─── DATA SHOWN ───
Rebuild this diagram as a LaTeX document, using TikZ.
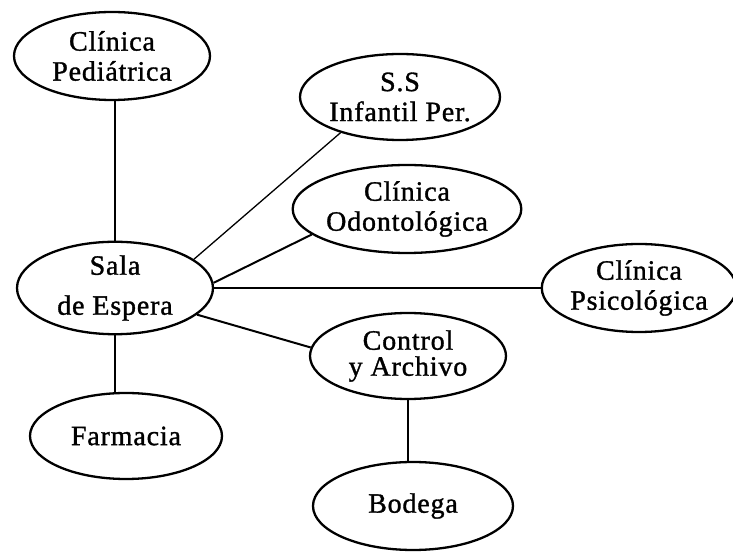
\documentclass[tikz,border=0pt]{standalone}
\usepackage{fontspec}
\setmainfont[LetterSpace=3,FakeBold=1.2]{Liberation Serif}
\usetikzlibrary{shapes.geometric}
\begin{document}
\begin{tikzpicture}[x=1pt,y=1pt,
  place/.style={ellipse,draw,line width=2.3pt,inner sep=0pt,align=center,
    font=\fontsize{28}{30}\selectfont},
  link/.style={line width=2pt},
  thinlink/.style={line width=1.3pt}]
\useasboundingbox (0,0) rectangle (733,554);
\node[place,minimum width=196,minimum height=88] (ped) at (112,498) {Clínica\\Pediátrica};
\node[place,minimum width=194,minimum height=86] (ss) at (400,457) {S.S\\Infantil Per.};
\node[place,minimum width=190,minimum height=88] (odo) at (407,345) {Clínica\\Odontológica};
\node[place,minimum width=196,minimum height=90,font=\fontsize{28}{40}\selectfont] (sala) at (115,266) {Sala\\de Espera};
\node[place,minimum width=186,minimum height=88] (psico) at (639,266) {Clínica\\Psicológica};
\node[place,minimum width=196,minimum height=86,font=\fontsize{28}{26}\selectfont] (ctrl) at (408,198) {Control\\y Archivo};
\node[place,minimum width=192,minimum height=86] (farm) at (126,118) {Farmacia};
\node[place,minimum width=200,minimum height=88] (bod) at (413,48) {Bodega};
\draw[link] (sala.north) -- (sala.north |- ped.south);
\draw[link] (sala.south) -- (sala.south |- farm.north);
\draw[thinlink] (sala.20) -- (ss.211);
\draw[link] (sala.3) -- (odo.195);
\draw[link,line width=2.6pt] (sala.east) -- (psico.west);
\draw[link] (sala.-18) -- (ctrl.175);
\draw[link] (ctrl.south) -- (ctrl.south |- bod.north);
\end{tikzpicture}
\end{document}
───
> **DESCRIPTION OF THE TASK**:
Could you repeat all of the material exactly? Pictures should not be copied.

> **COMPLETE RESPONSE**:
Rebuild this diagram as a LaTeX document, using TikZ.
\documentclass[tikz,border=0pt]{standalone}
\usepackage{fontspec}
\setmainfont[LetterSpace=3,FakeBold=1.2]{Liberation Serif}
\usetikzlibrary{shapes.geometric}
\begin{document}
\begin{tikzpicture}[x=1pt,y=1pt,
  place/.style={ellipse,draw,line width=2.3pt,inner sep=0pt,align=center,
    font=\fontsize{28}{30}\selectfont},
  link/.style={line width=2pt},
  thinlink/.style={line width=1.3pt}]
\useasboundingbox (0,0) rectangle (733,554);
\node[place,minimum width=196,minimum height=88] (ped) at (112,498) {Clínica\\Pediátrica};
\node[place,minimum width=194,minimum height=86] (ss) at (400,457) {S.S\\Infantil Per.};
\node[place,minimum width=190,minimum height=88] (odo) at (407,345) {Clínica\\Odontológica};
\node[place,minimum width=196,minimum height=90,font=\fontsize{28}{40}\selectfont] (sala) at (115,266) {Sala\\de Espera};
\node[place,minimum width=186,minimum height=88] (psico) at (639,266) {Clínica\\Psicológica};
\node[place,minimum width=196,minimum height=86,font=\fontsize{28}{26}\selectfont] (ctrl) at (408,198) {Control\\y Archivo};
\node[place,minimum width=192,minimum height=86] (farm) at (126,118) {Farmacia};
\node[place,minimum width=200,minimum height=88] (bod) at (413,48) {Bodega};
\draw[link] (sala.north) -- (sala.north |- ped.south);
\draw[link] (sala.south) -- (sala.south |- farm.north);
\draw[thinlink] (sala.20) -- (ss.211);
\draw[link] (sala.3) -- (odo.195);
\draw[link,line width=2.6pt] (sala.east) -- (psico.west);
\draw[link] (sala.-18) -- (ctrl.175);
\draw[link] (ctrl.south) -- (ctrl.south |- bod.north);
\end{tikzpicture}
\end{document}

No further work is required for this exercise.